There are some caveats with per process address spaces with fixed memory regions. The first process that sets up the virtual memory must be treated specially with a carefully laid out physical memory image. But considering how carefully laid out and crufted the lower memory regions on a pc are with IO addresses, bios code and tables etc. that isn't anything that isn't done routinely.
Also sharing addresses between processes is harder and needs to be arbitrated in some way. And again this is something that is done in most current virtual memory systems. And it is a relatively rare operation, especially in comparison to normal intra-process cross-module function calls that would be much cheaper now.
Another issue could be that actual executable code size is limited per process. But that is just a question of configuring the chip. Even in the biggest applications today the combined text segments of all modules don't go beyond a few hundred MB. Actually I have never seen one one where actual code size goes beyond a few dozen MB. In essence a lower per process code segment of a few GB is far less limiting than the actual maximum installed memory usable by all processes. Especially in an architecture that is geared towards many cores, few context switches and compact code size.
It could also be beneficial to encode the streams that are actually used after a jump into the control instructions. That spares unncesessary memory accesses.
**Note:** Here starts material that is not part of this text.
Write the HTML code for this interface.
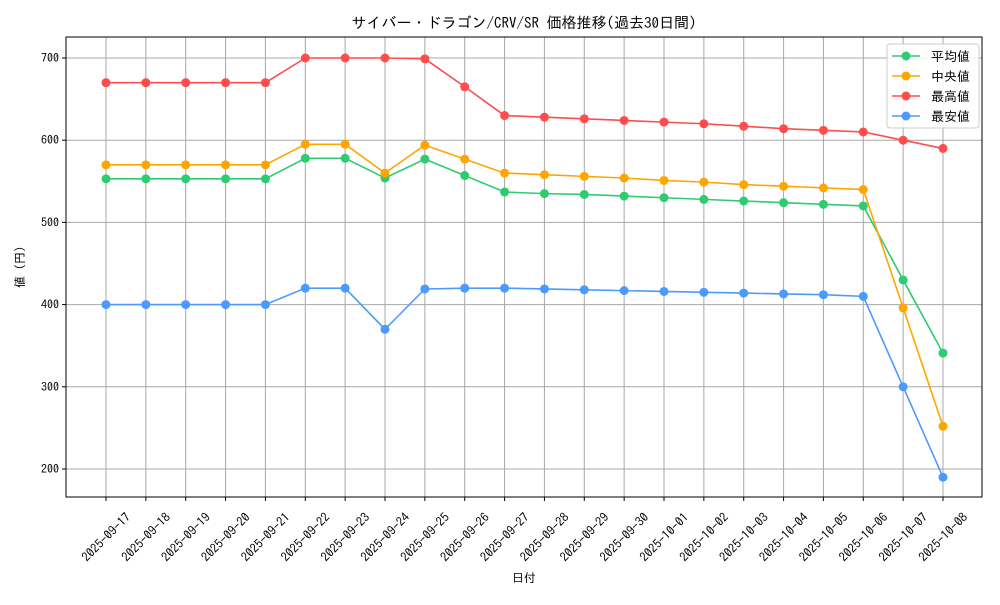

Although in practice at least the control flow stream and the compare/data route stream will always be used.

This post is going quite off topic I guess.
I also admit that I have another rather self centered and whimsical reason for wanting an own full address space for each process to use: I'm playing around with some language design, and letting each process design their own memory layout allows it to make a lot of safe assumptions about addresses, which in turn enable or make cheaper/free a lot of language features I'm interested in.

PeterH

If I'm figuring this right, specReg based addresses can be made fork() safe. Data addresses getting their base from the belt, on the other hand, are not so easily rebased. I'm seeing heap memory using the latter in many cases.

Will_Edwards

Can an EBB see the stack of its caller?

Can you explain more how inpReg is used?

And, finally, cheap thread-local-storage? Excellent news! Although I imagine many languages may repurpose it, if you let them use it as just another data segment.

ivan

Sorry, the whole process model is very different, but it's all NYF. Talk#11 maybe?

But yes, cheap TLS :-) And micro-threads.